GOAL: In this exercise, return the whole listing exactly, excluding any images.

DATA SEGMENT:
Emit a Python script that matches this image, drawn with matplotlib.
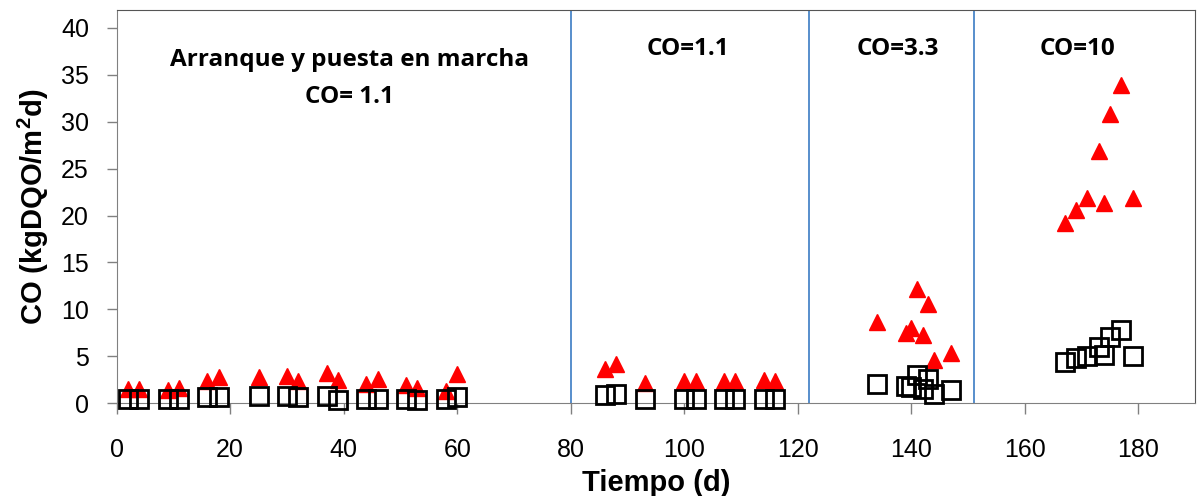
import matplotlib
matplotlib.use("Agg")
import matplotlib.pyplot as plt

plt.rcParams['mathtext.fontset'] = 'custom'
plt.rcParams['mathtext.rm'] = 'Liberation Sans'
plt.rcParams['mathtext.bf'] = 'Liberation Sans:bold'

# Data (day, value)
days_tri = [2, 4, 9, 11, 16, 18, 25, 30, 32, 37, 39, 44, 46, 51, 53, 58, 60,
            86, 88, 93, 100, 102, 107, 109, 114, 116,
            134, 139, 140, 141, 142, 143, 144, 147,
            167, 169, 171, 173, 174, 175, 177, 179]
co_tri = [1.5, 1.5, 1.4, 1.6, 2.4, 2.8, 2.8, 2.9, 2.4, 3.2, 2.5, 2.1, 2.6, 1.9, 1.6, 1.3, 3.1,
          3.7, 4.2, 2.2, 2.4, 2.4, 2.4, 2.4, 2.5, 2.4,
          8.7, 7.5, 8.0, 12.2, 7.3, 10.6, 4.6, 5.3,
          19.2, 20.6, 21.9, 26.9, 21.3, 30.8, 33.9, 21.9]

days_sq = [2, 4, 9, 11, 16, 18, 25, 30, 32, 37, 39, 44, 46, 51, 53, 58, 60,
           86, 88, 93, 100, 102, 107, 109, 114, 116,
           134, 139, 140, 141, 142, 143, 144, 147,
           167, 169, 171, 173, 174, 175, 177, 179]
co_sq = [0.5, 0.4, 0.45, 0.45, 0.7, 0.7, 0.75, 0.75, 0.7, 0.75, 0.35, 0.5, 0.5, 0.5, 0.3, 0.4, 0.7,
         0.9, 1.0, 0.45, 0.5, 0.5, 0.5, 0.5, 0.5, 0.5,
         2.0, 1.8, 1.7, 3.0, 1.5, 2.6, 1.0, 1.4,
         4.4, 4.8, 5.0, 6.0, 5.15, 7.1, 7.8, 5.0]

phase_bounds = [80, 122, 151]
phase_labels = ["Arranque y puesta en marcha\nCO= 1.1", "CO=1.1", "CO=3.3", "CO=10"]
phase_label_x = [41, 100.7, 137.6, 169.3]
phase_label_y = [34.6, 37.7, 37.7, 37.7]

x_ticks = [0, 20, 40, 60, 80, 100, 120, 140, 160, 180]
y_ticks = [0, 5, 10, 15, 20, 25, 30, 35, 40]

fig = plt.figure(figsize=(11.99, 4.96), dpi=100)
ax = fig.add_axes([0.0973, 0.187, 0.9994 - 0.0973 - 0.0027, 0.980 - 0.187])

for b in phase_bounds:
    ax.axvline(b, color='#4a86c8', lw=1.3, zorder=1)

ax.plot(days_tri, co_tri, linestyle='none', marker='^', markersize=11,
        color='#ff0000', markeredgecolor='#ff0000', zorder=3, clip_on=False)
ax.plot(days_sq, co_sq, linestyle='none', marker='s', markersize=13.5,
        markerfacecolor='none', markeredgecolor='black', markeredgewidth=2.0, zorder=4,
        clip_on=False)

for lab, lx, ly in zip(phase_labels, phase_label_x, phase_label_y):
    ax.text(lx, ly, lab, ha='center', va='center', fontsize=17.5, fontweight='bold',
            family='Open Sans', linespacing=1.7)

ax.set_xlim(0, 190)
ax.set_ylim(0, 41.9)
ax.set_xticks(x_ticks)
ax.set_yticks(y_ticks)
ax.tick_params(axis='x', direction='out', length=8, width=1, color='#808080', pad=17,
               labelsize=18)
ax.tick_params(axis='y', direction='out', length=7, width=1, color='#808080', pad=13,
               labelsize=18)
for lab in ax.get_xticklabels() + ax.get_yticklabels():
    lab.set_family('Liberation Sans')

for s in ['left', 'bottom']:
    ax.spines[s].set_color('#808080')
for s in ['top', 'right']:
    ax.spines[s].set_color('#555555')

ax.set_xlabel('Tiempo (d)', fontsize=21, fontweight='bold', family='Liberation Sans', labelpad=5)
ax.set_ylabel('CO (kgDQO/m$^\\mathbf{2}$d)', fontsize=21, fontweight='bold',
              family='Liberation Sans', labelpad=7)

fig.savefig('out.png', dpi=100)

CORRECT RESPONSE:
Emit a Python script that matches this image, drawn with matplotlib.
import matplotlib
matplotlib.use("Agg")
import matplotlib.pyplot as plt

plt.rcParams['mathtext.fontset'] = 'custom'
plt.rcParams['mathtext.rm'] = 'Liberation Sans'
plt.rcParams['mathtext.bf'] = 'Liberation Sans:bold'

# Data (day, value)
days_tri = [2, 4, 9, 11, 16, 18, 25, 30, 32, 37, 39, 44, 46, 51, 53, 58, 60,
            86, 88, 93, 100, 102, 107, 109, 114, 116,
            134, 139, 140, 141, 142, 143, 144, 147,
            167, 169, 171, 173, 174, 175, 177, 179]
co_tri = [1.5, 1.5, 1.4, 1.6, 2.4, 2.8, 2.8, 2.9, 2.4, 3.2, 2.5, 2.1, 2.6, 1.9, 1.6, 1.3, 3.1,
          3.7, 4.2, 2.2, 2.4, 2.4, 2.4, 2.4, 2.5, 2.4,
          8.7, 7.5, 8.0, 12.2, 7.3, 10.6, 4.6, 5.3,
          19.2, 20.6, 21.9, 26.9, 21.3, 30.8, 33.9, 21.9]

days_sq = [2, 4, 9, 11, 16, 18, 25, 30, 32, 37, 39, 44, 46, 51, 53, 58, 60,
           86, 88, 93, 100, 102, 107, 109, 114, 116,
           134, 139, 140, 141, 142, 143, 144, 147,
           167, 169, 171, 173, 174, 175, 177, 179]
co_sq = [0.5, 0.4, 0.45, 0.45, 0.7, 0.7, 0.75, 0.75, 0.7, 0.75, 0.35, 0.5, 0.5, 0.5, 0.3, 0.4, 0.7,
         0.9, 1.0, 0.45, 0.5, 0.5, 0.5, 0.5, 0.5, 0.5,
         2.0, 1.8, 1.7, 3.0, 1.5, 2.6, 1.0, 1.4,
         4.4, 4.8, 5.0, 6.0, 5.15, 7.1, 7.8, 5.0]

phase_bounds = [80, 122, 151]
phase_labels = ["Arranque y puesta en marcha\nCO= 1.1", "CO=1.1", "CO=3.3", "CO=10"]
phase_label_x = [41, 100.7, 137.6, 169.3]
phase_label_y = [34.6, 37.7, 37.7, 37.7]

x_ticks = [0, 20, 40, 60, 80, 100, 120, 140, 160, 180]
y_ticks = [0, 5, 10, 15, 20, 25, 30, 35, 40]

fig = plt.figure(figsize=(11.99, 4.96), dpi=100)
ax = fig.add_axes([0.0973, 0.187, 0.9994 - 0.0973 - 0.0027, 0.980 - 0.187])

for b in phase_bounds:
    ax.axvline(b, color='#4a86c8', lw=1.3, zorder=1)

ax.plot(days_tri, co_tri, linestyle='none', marker='^', markersize=11,
        color='#ff0000', markeredgecolor='#ff0000', zorder=3, clip_on=False)
ax.plot(days_sq, co_sq, linestyle='none', marker='s', markersize=13.5,
        markerfacecolor='none', markeredgecolor='black', markeredgewidth=2.0, zorder=4,
        clip_on=False)

for lab, lx, ly in zip(phase_labels, phase_label_x, phase_label_y):
    ax.text(lx, ly, lab, ha='center', va='center', fontsize=17.5, fontweight='bold',
            family='Open Sans', linespacing=1.7)

ax.set_xlim(0, 190)
ax.set_ylim(0, 41.9)
ax.set_xticks(x_ticks)
ax.set_yticks(y_ticks)
ax.tick_params(axis='x', direction='out', length=8, width=1, color='#808080', pad=17,
               labelsize=18)
ax.tick_params(axis='y', direction='out', length=7, width=1, color='#808080', pad=13,
               labelsize=18)
for lab in ax.get_xticklabels() + ax.get_yticklabels():
    lab.set_family('Liberation Sans')

for s in ['left', 'bottom']:
    ax.spines[s].set_color('#808080')
for s in ['top', 'right']:
    ax.spines[s].set_color('#555555')

ax.set_xlabel('Tiempo (d)', fontsize=21, fontweight='bold', family='Liberation Sans', labelpad=5)
ax.set_ylabel('CO (kgDQO/m$^\\mathbf{2}$d)', fontsize=21, fontweight='bold',
              family='Liberation Sans', labelpad=7)

fig.savefig('out.png', dpi=100)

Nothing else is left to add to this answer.